* _Task details_
Find the word "matplotlib" in the listing; pull out each line holding it.

§ §

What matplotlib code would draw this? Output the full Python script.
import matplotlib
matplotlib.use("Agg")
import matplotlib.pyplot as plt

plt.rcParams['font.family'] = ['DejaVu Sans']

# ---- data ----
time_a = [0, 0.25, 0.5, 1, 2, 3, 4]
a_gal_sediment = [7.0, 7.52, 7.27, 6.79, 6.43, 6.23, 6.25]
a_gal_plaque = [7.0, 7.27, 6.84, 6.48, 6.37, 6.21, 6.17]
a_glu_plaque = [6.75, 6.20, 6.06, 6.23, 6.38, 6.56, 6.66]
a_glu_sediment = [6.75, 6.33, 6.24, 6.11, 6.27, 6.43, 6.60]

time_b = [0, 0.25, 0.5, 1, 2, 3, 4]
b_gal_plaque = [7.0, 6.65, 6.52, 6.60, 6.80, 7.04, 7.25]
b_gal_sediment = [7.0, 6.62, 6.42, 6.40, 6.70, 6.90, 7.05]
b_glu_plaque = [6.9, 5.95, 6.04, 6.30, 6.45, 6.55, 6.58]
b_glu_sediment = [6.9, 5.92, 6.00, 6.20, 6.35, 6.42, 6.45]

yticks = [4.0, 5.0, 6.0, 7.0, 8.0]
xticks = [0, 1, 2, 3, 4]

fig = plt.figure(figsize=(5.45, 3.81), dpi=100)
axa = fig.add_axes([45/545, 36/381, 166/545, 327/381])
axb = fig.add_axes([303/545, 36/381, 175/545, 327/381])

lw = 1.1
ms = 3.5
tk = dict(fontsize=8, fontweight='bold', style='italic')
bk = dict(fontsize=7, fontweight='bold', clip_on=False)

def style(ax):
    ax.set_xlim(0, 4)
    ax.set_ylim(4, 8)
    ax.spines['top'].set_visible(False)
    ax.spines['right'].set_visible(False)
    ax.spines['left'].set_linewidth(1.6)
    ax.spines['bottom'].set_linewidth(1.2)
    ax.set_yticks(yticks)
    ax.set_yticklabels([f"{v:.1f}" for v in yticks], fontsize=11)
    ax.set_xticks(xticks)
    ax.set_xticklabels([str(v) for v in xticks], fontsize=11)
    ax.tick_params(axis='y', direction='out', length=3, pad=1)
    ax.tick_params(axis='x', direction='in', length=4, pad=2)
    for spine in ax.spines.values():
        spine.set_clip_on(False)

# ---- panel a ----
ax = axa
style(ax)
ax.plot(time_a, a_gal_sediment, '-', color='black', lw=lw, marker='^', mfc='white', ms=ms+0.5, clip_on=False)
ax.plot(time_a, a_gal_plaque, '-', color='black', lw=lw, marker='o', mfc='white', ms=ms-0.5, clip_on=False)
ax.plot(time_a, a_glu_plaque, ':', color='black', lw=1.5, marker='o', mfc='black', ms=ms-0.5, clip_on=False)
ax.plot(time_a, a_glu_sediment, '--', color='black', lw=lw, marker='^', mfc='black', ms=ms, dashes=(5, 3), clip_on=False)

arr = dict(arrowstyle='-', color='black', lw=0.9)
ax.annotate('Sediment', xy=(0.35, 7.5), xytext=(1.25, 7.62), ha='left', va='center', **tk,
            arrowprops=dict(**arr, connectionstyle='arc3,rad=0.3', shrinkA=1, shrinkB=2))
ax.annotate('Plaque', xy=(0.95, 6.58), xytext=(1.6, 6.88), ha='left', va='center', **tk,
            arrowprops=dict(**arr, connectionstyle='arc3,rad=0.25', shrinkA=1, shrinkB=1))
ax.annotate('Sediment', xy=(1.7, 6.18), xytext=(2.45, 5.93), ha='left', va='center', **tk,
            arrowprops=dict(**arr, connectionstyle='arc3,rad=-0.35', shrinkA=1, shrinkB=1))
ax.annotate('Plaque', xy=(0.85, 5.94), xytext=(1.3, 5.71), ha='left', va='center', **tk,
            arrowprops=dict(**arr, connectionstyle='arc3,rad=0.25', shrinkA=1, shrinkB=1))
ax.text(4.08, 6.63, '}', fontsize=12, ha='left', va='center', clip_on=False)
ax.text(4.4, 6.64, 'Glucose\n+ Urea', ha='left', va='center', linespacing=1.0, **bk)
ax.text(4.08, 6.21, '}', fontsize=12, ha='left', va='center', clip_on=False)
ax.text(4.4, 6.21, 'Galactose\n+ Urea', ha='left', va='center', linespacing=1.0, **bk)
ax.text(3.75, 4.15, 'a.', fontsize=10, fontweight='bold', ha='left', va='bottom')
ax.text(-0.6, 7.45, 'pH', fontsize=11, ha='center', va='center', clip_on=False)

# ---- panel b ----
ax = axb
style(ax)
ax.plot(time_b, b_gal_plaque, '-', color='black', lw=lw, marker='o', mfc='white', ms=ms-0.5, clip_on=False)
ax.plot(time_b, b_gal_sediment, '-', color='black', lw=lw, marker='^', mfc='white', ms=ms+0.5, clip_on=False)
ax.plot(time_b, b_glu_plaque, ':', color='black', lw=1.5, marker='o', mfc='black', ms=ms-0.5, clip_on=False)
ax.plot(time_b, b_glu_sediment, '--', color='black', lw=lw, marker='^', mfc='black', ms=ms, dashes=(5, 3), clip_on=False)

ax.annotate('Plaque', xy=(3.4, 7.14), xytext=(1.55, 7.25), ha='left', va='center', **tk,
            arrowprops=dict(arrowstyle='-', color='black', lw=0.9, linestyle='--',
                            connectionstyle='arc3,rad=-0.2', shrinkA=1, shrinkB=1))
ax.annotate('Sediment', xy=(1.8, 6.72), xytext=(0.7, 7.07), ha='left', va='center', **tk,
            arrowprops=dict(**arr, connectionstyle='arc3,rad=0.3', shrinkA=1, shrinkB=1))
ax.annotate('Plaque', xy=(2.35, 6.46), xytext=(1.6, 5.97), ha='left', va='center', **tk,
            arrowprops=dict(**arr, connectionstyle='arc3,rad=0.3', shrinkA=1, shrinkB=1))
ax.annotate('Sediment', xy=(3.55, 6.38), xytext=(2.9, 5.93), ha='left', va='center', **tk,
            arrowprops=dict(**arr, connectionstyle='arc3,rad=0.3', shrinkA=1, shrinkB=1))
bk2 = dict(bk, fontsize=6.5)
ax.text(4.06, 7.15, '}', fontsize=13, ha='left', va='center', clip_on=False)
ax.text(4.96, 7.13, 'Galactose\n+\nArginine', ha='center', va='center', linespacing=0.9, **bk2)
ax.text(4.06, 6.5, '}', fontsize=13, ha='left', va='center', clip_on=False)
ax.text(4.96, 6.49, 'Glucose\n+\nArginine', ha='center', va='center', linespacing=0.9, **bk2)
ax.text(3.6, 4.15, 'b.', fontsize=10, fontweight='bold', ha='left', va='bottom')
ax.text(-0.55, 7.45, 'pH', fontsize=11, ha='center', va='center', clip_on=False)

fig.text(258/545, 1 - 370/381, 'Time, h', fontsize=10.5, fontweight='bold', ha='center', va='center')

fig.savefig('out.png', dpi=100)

§ §

* _Result for this task_
What matplotlib code would draw this? Output the full Python script.
import matplotlib
matplotlib.use("Agg")
import matplotlib.pyplot as plt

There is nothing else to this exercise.